>>>

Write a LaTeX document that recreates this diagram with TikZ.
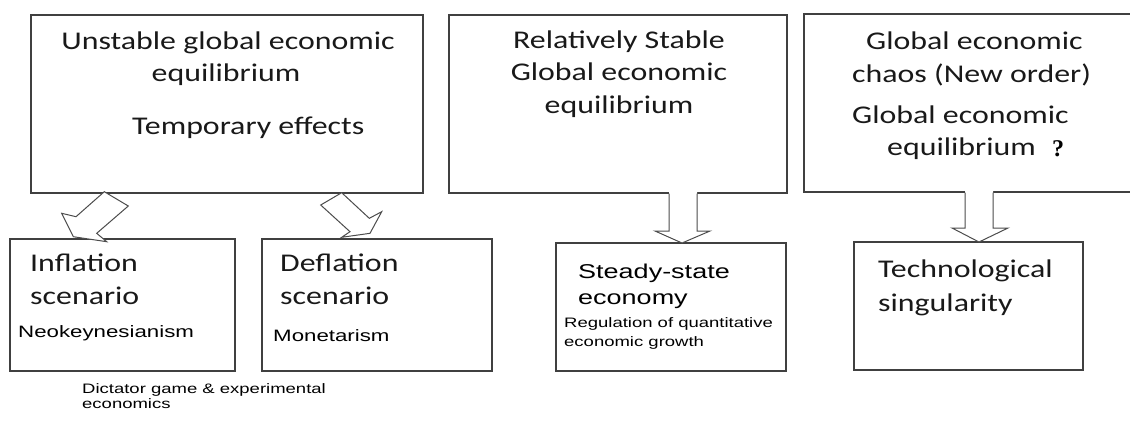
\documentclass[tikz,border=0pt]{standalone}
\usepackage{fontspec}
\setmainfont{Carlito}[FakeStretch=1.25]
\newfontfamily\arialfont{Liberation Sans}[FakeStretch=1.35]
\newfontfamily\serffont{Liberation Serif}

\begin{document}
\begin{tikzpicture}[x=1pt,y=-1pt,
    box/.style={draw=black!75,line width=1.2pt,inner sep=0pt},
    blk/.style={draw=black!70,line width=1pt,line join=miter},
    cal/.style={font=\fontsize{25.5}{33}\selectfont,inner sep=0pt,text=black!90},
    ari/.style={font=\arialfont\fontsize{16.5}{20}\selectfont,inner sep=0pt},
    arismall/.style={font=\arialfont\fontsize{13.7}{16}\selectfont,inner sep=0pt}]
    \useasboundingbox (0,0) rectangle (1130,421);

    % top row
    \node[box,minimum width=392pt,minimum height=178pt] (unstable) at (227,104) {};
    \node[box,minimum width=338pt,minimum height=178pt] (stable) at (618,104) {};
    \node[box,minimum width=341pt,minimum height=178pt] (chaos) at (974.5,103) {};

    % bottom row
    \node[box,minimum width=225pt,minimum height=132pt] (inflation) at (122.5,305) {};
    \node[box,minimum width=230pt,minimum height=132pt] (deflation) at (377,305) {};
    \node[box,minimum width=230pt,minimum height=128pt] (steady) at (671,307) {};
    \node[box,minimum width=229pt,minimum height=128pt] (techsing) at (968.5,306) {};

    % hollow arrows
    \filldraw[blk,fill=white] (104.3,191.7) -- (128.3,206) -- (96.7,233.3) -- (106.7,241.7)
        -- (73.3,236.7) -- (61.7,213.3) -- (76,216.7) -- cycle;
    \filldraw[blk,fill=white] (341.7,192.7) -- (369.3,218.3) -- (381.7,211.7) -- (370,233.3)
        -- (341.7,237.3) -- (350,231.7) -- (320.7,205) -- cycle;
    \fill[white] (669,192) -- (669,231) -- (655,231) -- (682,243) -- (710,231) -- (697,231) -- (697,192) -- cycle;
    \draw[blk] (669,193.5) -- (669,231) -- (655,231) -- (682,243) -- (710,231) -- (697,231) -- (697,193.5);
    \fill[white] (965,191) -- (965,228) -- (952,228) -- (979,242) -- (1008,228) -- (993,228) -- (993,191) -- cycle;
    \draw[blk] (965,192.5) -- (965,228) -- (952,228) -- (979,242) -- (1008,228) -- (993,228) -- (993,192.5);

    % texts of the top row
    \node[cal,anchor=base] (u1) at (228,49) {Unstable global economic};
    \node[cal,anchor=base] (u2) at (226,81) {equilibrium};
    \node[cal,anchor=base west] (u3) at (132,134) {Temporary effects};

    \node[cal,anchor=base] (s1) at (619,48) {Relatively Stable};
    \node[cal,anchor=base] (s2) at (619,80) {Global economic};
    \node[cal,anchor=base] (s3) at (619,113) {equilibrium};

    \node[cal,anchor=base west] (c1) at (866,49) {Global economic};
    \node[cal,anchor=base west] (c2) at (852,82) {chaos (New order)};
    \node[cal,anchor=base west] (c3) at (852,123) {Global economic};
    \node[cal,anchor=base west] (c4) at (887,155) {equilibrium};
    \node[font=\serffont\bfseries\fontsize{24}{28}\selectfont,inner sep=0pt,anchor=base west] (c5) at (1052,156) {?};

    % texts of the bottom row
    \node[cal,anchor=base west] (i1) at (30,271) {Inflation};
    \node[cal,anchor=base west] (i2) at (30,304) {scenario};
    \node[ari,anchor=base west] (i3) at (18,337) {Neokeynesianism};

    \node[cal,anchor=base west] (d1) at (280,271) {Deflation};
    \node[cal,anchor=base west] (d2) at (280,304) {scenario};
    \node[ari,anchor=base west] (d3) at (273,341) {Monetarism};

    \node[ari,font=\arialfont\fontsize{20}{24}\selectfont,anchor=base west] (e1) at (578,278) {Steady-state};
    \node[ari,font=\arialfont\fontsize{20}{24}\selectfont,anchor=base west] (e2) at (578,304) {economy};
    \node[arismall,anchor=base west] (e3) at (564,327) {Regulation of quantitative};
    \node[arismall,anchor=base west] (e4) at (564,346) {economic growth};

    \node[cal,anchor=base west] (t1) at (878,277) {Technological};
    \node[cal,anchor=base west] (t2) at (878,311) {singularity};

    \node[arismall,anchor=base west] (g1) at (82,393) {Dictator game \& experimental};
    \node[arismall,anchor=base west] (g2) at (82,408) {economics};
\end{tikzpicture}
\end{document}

<<<
>>>

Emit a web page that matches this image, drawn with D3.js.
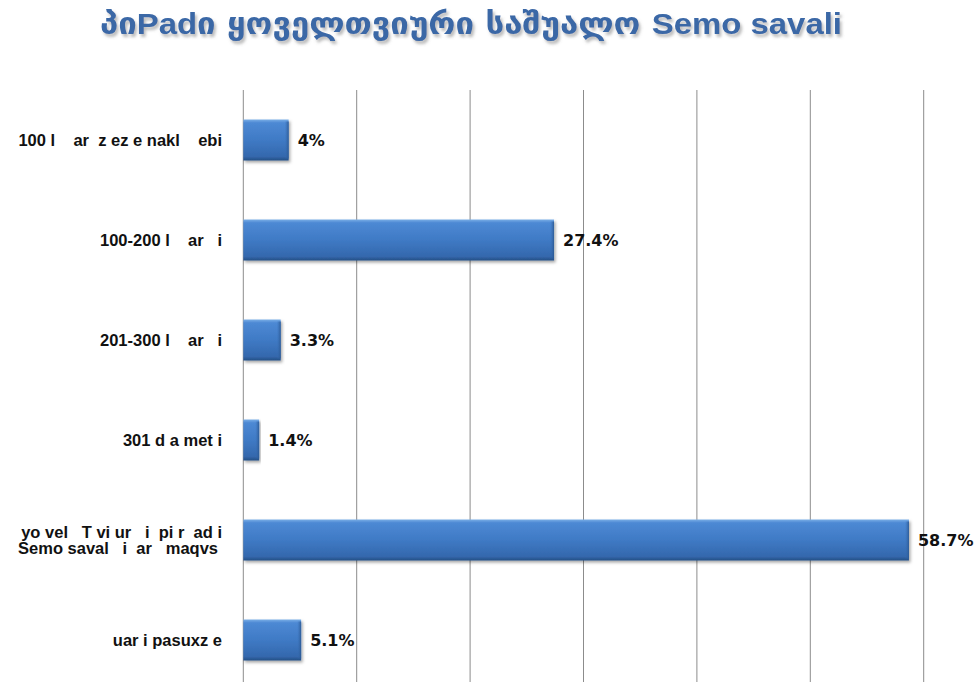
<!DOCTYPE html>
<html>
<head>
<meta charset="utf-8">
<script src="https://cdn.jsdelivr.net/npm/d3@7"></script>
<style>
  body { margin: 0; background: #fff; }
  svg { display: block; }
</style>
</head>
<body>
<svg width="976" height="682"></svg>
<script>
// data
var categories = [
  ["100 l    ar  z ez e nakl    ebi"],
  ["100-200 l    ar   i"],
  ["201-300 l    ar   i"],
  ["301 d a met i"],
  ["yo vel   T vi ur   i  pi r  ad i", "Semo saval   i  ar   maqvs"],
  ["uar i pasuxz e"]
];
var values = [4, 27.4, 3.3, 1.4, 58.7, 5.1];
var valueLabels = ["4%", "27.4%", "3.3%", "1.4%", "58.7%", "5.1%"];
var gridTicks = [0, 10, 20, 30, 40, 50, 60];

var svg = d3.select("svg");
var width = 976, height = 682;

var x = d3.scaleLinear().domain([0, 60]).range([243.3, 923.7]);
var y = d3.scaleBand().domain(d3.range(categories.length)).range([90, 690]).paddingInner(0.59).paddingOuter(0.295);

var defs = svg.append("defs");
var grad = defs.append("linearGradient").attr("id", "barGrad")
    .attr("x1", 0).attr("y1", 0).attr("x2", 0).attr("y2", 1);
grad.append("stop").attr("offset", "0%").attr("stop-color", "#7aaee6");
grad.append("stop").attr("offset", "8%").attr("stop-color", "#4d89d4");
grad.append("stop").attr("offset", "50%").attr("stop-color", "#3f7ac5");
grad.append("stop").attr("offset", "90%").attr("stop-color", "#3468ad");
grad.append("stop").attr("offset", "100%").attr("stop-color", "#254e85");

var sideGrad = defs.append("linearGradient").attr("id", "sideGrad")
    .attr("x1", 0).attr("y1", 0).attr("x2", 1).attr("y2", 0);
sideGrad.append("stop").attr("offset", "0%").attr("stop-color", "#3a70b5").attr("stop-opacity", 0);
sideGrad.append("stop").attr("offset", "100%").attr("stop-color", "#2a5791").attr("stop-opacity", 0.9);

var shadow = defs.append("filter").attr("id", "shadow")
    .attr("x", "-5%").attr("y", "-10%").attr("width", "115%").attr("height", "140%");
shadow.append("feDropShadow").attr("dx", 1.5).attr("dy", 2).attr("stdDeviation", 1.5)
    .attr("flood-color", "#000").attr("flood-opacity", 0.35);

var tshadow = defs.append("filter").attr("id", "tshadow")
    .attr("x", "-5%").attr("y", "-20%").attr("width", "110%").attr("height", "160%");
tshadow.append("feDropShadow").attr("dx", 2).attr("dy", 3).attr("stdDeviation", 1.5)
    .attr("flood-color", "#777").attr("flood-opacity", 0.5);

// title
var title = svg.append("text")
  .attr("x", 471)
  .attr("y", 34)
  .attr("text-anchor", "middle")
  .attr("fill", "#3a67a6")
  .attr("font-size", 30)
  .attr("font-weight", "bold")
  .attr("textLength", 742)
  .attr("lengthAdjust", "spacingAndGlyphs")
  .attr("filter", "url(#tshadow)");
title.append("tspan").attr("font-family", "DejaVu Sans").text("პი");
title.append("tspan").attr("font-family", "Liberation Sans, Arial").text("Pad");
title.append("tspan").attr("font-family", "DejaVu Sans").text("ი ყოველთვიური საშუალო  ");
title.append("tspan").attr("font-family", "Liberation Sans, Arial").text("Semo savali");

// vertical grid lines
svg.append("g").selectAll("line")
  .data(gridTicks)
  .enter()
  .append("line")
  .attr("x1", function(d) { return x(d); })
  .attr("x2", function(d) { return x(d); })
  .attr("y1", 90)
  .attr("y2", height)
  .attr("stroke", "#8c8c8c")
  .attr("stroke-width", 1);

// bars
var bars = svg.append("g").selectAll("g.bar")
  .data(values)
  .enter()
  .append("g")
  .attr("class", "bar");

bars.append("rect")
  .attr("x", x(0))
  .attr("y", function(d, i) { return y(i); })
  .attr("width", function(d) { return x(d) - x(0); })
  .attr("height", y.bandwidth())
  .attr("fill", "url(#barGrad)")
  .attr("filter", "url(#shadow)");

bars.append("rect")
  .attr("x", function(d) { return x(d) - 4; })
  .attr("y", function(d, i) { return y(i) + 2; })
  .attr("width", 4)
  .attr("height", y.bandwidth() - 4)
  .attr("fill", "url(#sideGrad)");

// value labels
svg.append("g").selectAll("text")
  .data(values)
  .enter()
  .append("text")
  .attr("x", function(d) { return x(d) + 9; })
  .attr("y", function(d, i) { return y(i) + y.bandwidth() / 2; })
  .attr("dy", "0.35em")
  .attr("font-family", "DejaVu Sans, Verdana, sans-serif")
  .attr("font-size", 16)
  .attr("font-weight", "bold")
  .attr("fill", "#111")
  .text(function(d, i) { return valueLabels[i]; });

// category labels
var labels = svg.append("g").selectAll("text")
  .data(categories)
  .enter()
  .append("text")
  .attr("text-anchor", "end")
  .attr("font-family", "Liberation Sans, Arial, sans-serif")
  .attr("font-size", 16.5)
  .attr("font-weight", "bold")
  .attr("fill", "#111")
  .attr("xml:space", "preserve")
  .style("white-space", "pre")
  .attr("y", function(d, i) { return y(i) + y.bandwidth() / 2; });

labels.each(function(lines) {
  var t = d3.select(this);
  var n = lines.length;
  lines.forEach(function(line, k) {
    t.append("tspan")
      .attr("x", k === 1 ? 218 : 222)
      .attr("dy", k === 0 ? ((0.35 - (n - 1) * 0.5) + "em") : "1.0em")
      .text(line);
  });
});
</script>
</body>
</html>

<<<

### YOUR OBJECTIVE
Exactly reproduce the stretch that starts at the line containing "Write a LaTeX" and ends at the line containing "width=341pt,minimum height=178pt] (chaos)", both ends included; leave any pictures out.

### FULL OUTPUT
Write a LaTeX document that recreates this diagram with TikZ.
\documentclass[tikz,border=0pt]{standalone}
\usepackage{fontspec}
\setmainfont{Carlito}[FakeStretch=1.25]
\newfontfamily\arialfont{Liberation Sans}[FakeStretch=1.35]
\newfontfamily\serffont{Liberation Serif}

\begin{document}
\begin{tikzpicture}[x=1pt,y=-1pt,
    box/.style={draw=black!75,line width=1.2pt,inner sep=0pt},
    blk/.style={draw=black!70,line width=1pt,line join=miter},
    cal/.style={font=\fontsize{25.5}{33}\selectfont,inner sep=0pt,text=black!90},
    ari/.style={font=\arialfont\fontsize{16.5}{20}\selectfont,inner sep=0pt},
    arismall/.style={font=\arialfont\fontsize{13.7}{16}\selectfont,inner sep=0pt}]
    \useasboundingbox (0,0) rectangle (1130,421);

    % top row
    \node[box,minimum width=392pt,minimum height=178pt] (unstable) at (227,104) {};
    \node[box,minimum width=338pt,minimum height=178pt] (stable) at (618,104) {};
    \node[box,minimum width=341pt,minimum height=178pt] (chaos) at (974.5,103) {};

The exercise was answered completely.